Async Tensor Parallelism with Less Wright + Efficient Strategies for Distributed Inference with Marc Sun

mle

python

Two super interesting guest lectures from Scratch To Scale, on Async TP and Distributed Inference

Published

September 24, 2025

Async TP

Yesterday we learned a bit more about TP, and today thanks to Less Wright we learned about Async TP. The idea is to decompose our operations (comm and computations) into more finegrained operations (say instead of a big matmul that would require receiving the full tensor, we do smaller matmuls and receive a sharded input slice by slice). We also have 2 streams, a computation stream performing matmuls (and other kernels) and a communication stream, that way we can do both in parallel and not waste cycles.

However there is a “quantization wave” (see this article) at the end of matmuls, and because we split the work to interleave compute and comms, we have alot of matmuls.
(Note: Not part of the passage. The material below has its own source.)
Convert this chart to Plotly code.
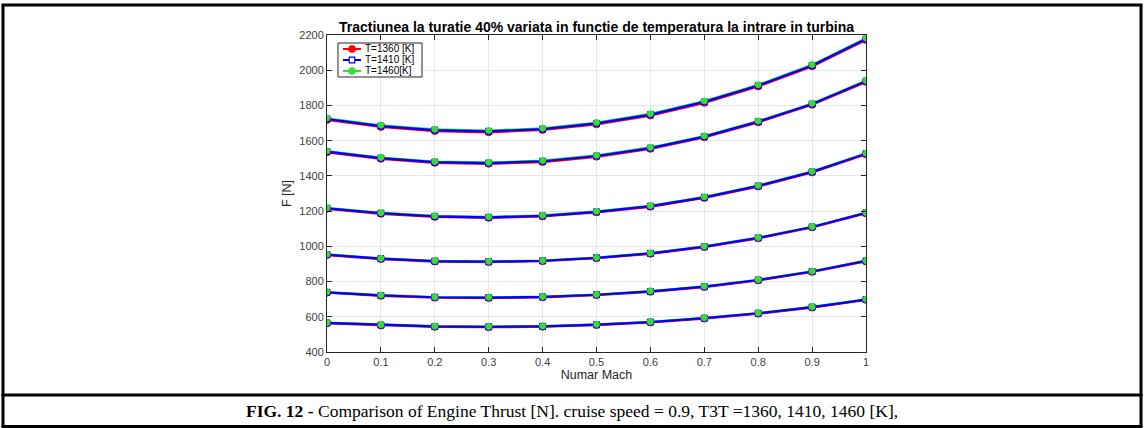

A solution is to swap the roles of the streams at the end of the first computations, having the compute stream become the comms stream and vice-versa.
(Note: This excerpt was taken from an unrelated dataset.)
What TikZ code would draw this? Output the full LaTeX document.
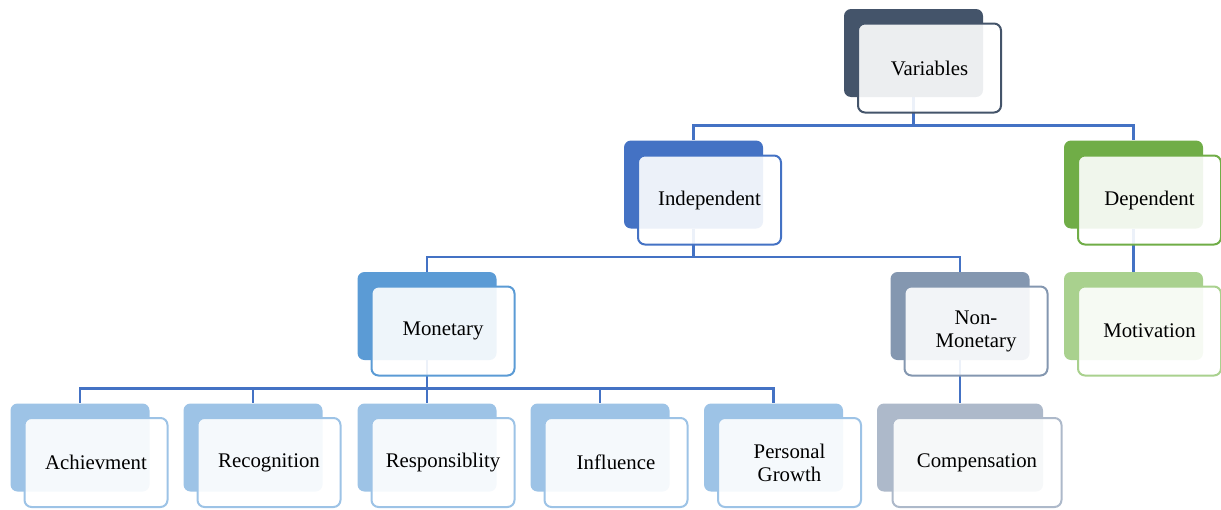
\documentclass[tikz,border=0pt]{standalone}
\usepackage{fontspec}
\setmainfont{Liberation Serif}
\usetikzlibrary{backgrounds}

\definecolor{ardesia}{HTML}{44546A}
\definecolor{ardesiachiaro}{HTML}{8497B0}
\definecolor{ardesiapallido}{HTML}{ADB9CA}
\definecolor{blu}{HTML}{4472C4}
\definecolor{azzurro}{HTML}{5B9BD5}
\definecolor{celeste}{HTML}{9DC3E6}
\definecolor{verde}{HTML}{70AD47}
\definecolor{verdechiaro}{HTML}{A9D18E}

\begin{document}
\begin{tikzpicture}[x=0.5pt, y=-0.5pt]

        \useasboundingbox (0,0) rectangle (1221,509);

        % Stili: riquadro pieno dietro e riquadro chiaro davanti col testo
        \tikzset{
            retro/.style={rectangle, rounded corners=3.5pt, inner sep=0pt,
                minimum width=69.5pt, minimum height=44pt},
            fronte/.style={rectangle, rounded corners=3.5pt, inner sep=0pt,
                line width=1pt, fill=white, fill opacity=0.9, text opacity=1,
                minimum width=71.5pt, minimum height=44.5pt, align=center,
                font=\fontsize{10.4}{11.5}\selectfont},
            ramo/.style={draw=blu, line width=1.2pt}
        }

        % Livello 1
        \node[retro, fill=ardesia] (var) at (913.5,53) {};
        \node[fronte, draw=ardesia] (var-f) at (929.5,68) {Variables};

        % Livello 2
        \node[retro, fill=blu] (ind) at (693.5,184.5) {};
        \node[fronte, draw=blu] (ind-f) at (709.5,200) {Independent};
        \node[retro, fill=verde] (dip) at (1133.5,184.5) {};
        \node[fronte, draw=verde] (dip-f) at (1149.5,200) {Dependent};

        % Livello 3
        \node[retro, fill=azzurro] (mon) at (427,316) {};
        \node[fronte, draw=azzurro] (mon-f) at (443,331) {Monetary};
        \node[retro, fill=ardesiachiaro] (nmon) at (960,316) {};
        \node[fronte, draw=ardesiachiaro] (nmon-f) at (976,331) {Non-\\Monetary};
        \node[retro, fill=verdechiaro] (mot) at (1133.5,316) {};
        \node[fronte, draw=verdechiaro] (mot-f) at (1149.5,331) {Motivation};

        % Livello 4
        \node[retro, fill=celeste] (ach) at (80,447.5) {};
        \node[fronte, draw=celeste] (ach-f) at (96,462.5) {Achievment};
        \node[retro, fill=celeste] (ric) at (253,447.5) {};
        \node[fronte, draw=celeste] (ric-f) at (269,462.5) {Recognition};
        \node[retro, fill=celeste] (resp) at (427,447.5) {};
        \node[fronte, draw=celeste] (resp-f) at (443,462.5) {Responsiblity};
        \node[retro, fill=celeste] (infl) at (600,447.5) {};
        \node[fronte, draw=celeste] (infl-f) at (616,462.5) {Influence};
        \node[retro, fill=celeste] (cresc) at (773.5,447.5) {};
        \node[fronte, draw=celeste] (cresc-f) at (789.5,462.5) {Personal\\Growth};
        \node[retro, fill=ardesiapallido, minimum width=83pt] (comp) at (960,447.5) {};
        \node[fronte, draw=ardesiapallido, minimum width=84.5pt] (comp-f) at (977,462.5) {Compensation};

        % Collegamenti, dietro a tutti i riquadri
        \begin{pgfonlayer}{background}
            \foreach \figlio in {ind,dip} {
                \draw[ramo] (var.south) -- ++(0,28) -| (\figlio.north);
            }
            \foreach \figlio in {mon,nmon} {
                \draw[ramo] (ind.south) -- ++(0,28) -| (\figlio.north);
            }
            \foreach \figlio in {ach,ric,resp,infl,cresc} {
                \draw[ramo] (mon.south) -- ++(0,28) -| (\figlio.north);
            }
            \draw[ramo] (dip.south) -- (mot.north);
            \draw[ramo] (nmon.south) -- (comp.north);
        \end{pgfonlayer}

\end{tikzpicture}
\end{document}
Efficient Strategies for Distributed Inference

Then Marc Sun gave us a very complete talk on optimizing inference. This inside vLLM article and this Accelerating PyTorch inference article should cover most of the topics. We discussed topics such as prefill vs decode phase, KV Caching, PagedAttention, torch.compile, Quantization, speculative decoding, continuous batching, prefix caching, TP/PP/DP.